Naturalmente, el humillante retorno de nuestros maltrechos soldados matizó esas descalificaciones. La ofensa fácil cedió paso a otras formas reluctantes sobre aquel país del que, en todo caso, reconocían su grandeza a la vez que se avergonzaban íntimamente del atraso de España (una suerte de antiamericanismo resignado en palabras de Alessandro Seregni). Viajeros españoles volvieron a visitar aquel fascinante país para quedar deslumbrados con las ciudades de la costa este, particularmente Nueva York (López Valencia, Julio Camba, Moreno Villa). Una admiración, no obstante, siempre condicionada por la ironía o la crítica. Hubo excepciones: el libro Norteamérica desde dentro de Ramiro de Maeztu, fruto de sus estancias como profesor visitante en aquellas tierras. Y decimos cualificada por cuanto algunos habían mostrado un sorprendente proamericanismo, aunque bajo la candidez de quien ni siquiera había visitado los Estados Unidos (léase A la república de los Estados Unidos de América de Pi i Margall). Espejismos federalistas.

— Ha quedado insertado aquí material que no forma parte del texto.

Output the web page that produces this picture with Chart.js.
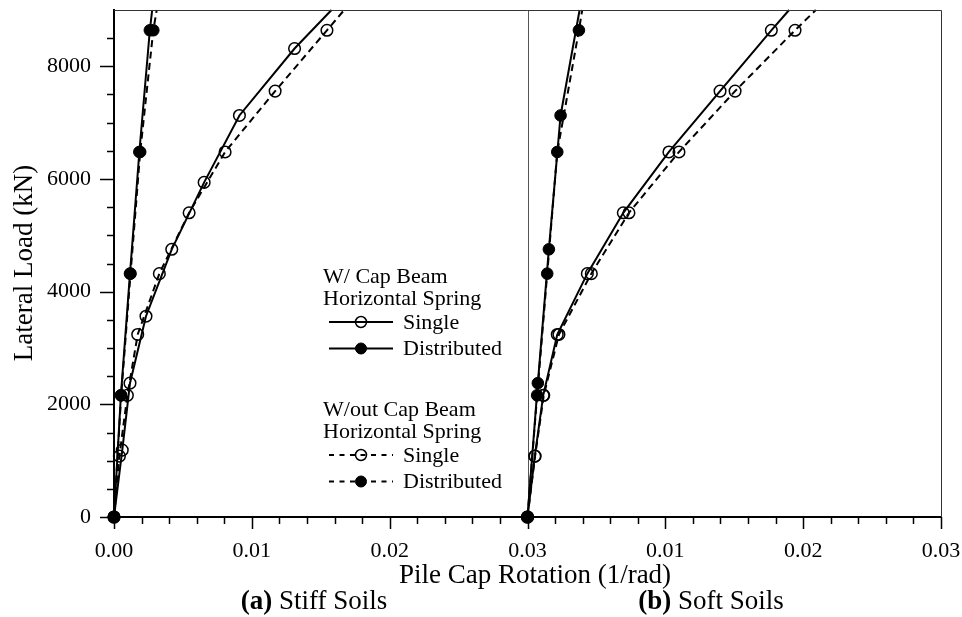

Lo americano se puso de moda en los felices años veinte a través de los productos que llegaban de allí, desde la pluma Parker hasta la máquina de escribir Remington o los coches Ford. El cine haría el resto para una población que comenzaba a conocer mucho de los Estados Unidos sin cruzar el Atlántico. Durante la Segunda República se percibió a la república americana como una especie de hermana mayor con la que se buscaban identidades formales. Pero durante la guerra civil y la posguerra los Estados Unidos dejaron claras las distancias entre concepciones de democracia. La firma de los pactos bilaterales de 1953 ratificó la templanza con la que el gobierno estadounidense se tomaba el asunto de las libertades en España.

La frustración de los vencidos fue proporcional a la alegría de los vencedores con respecto a los Estados Unidos, hasta el punto que el sentimiento antiamericano del conservadurismo español tuvo que ser enfundado. Quintaesencia de la imagen que tenía Franco de los Estados Unidos –según Aguirre de Cárcer- fueron sus cínicas palabras: “Nos hemos casado con la más rica”. El apoyo estadounidense hasta el último minuto de la dictadura franquista levantó imágenes muy negativas entre la oposición y, para establecer unas nuevas relaciones, la política americana no ahorró diplomacia durante la transición y la consolidación democrática. Siempre, eso sí, en pos de la suprema salvaguarda de los intereses estadounidenses: desde la elevación de los pactos al rango de tratado hasta la entrada en la OTAN. Desde entonces, una mezcla variable de admiración y rechazo, de fascinación y crítica, ha sido característica de todos los gobiernos de la democracia. La misma que refleja buena parte de la ciudadanía española al cuestionar el grado de democracia real de los Estados Unidos o su política exterior, mientras se enfunda unos vaqueros para ver una película americana, no sin antes silenciar su Iphone.